Увидев, что добровольной выдачи не будет, усатый коротко кивнул, и парню скрутили за спиной руки. Одеяло упало на пол.

– Костюм спортивный с него снимите! Да и футболку заодно.

– Спортивный костюм разрешен! Я в УИКе читал! – вырываясь кричал парень.

– Только темный.

– Так он черный!

– Вон нашивка цветная.

– Да блин… Она же маленькая. А футболка? Футболку-то почему?

– Нехрен рыпаться было! Еще подергаешься – в нулевку утащим.

Но парень уже не дергался – он стоял раздавленный собственным бессилием и, как загнанный зверь, смотрел на них с нескрываемой злобой. Абсолютно бессмысленной, но с осознанием неминуемой безысходности, такой отчаянной.

После обыска или, вернее, шмона нас отвели в карантинное отделение, как его здесь называют, этапку. Это был одноэтажный барак с небольшой прилегающей территорией, огражденной высоким забором.

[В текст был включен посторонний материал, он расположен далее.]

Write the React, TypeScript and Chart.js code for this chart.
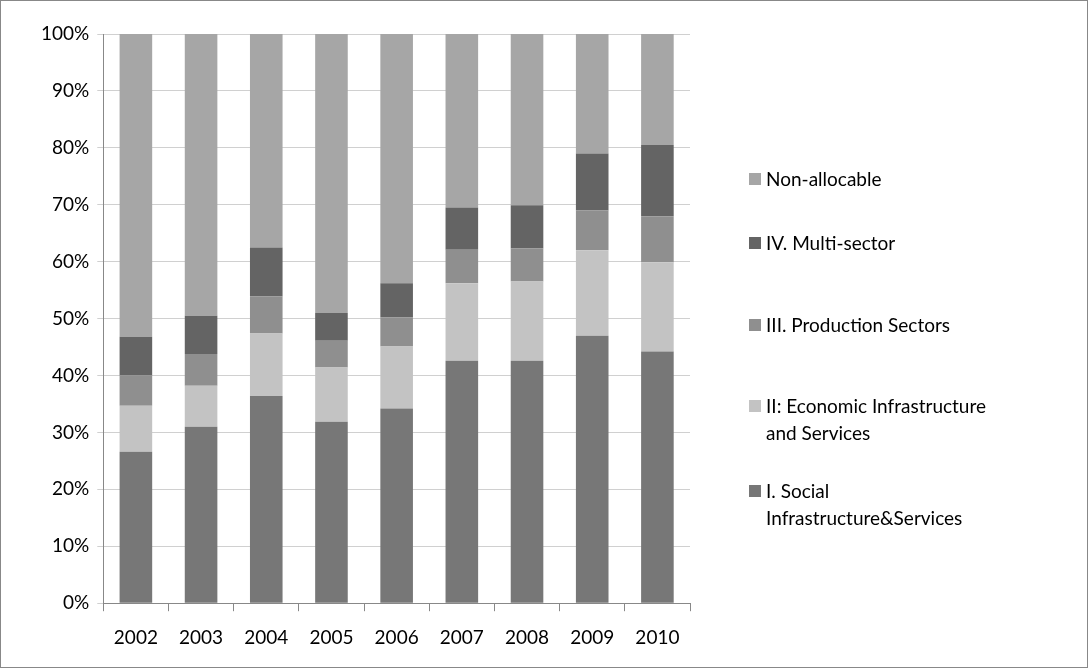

Мы приехали ночью, так что в темноте, да еще и опьяненный кажущейся свободой, я не смог толком разглядеть лагерь. Но ничего, успеется, в этапке нам предстояло пробыть десять дней – якобы адаптация перед выходом в зону.

Когда мы зашли в барак, то увидели, что он забит под завязку. Народу было много – определенно больше количества шконок. Встретили нас душевно: заварили несколько литряков чая и в легкой беседе расспрашивали, кто откуда приехал, и кто сколько сроку привез. Оказалось, что, как и в СИЗО, здесь спали по очереди, и нам, уставшим с дороги, уступили место на ночь.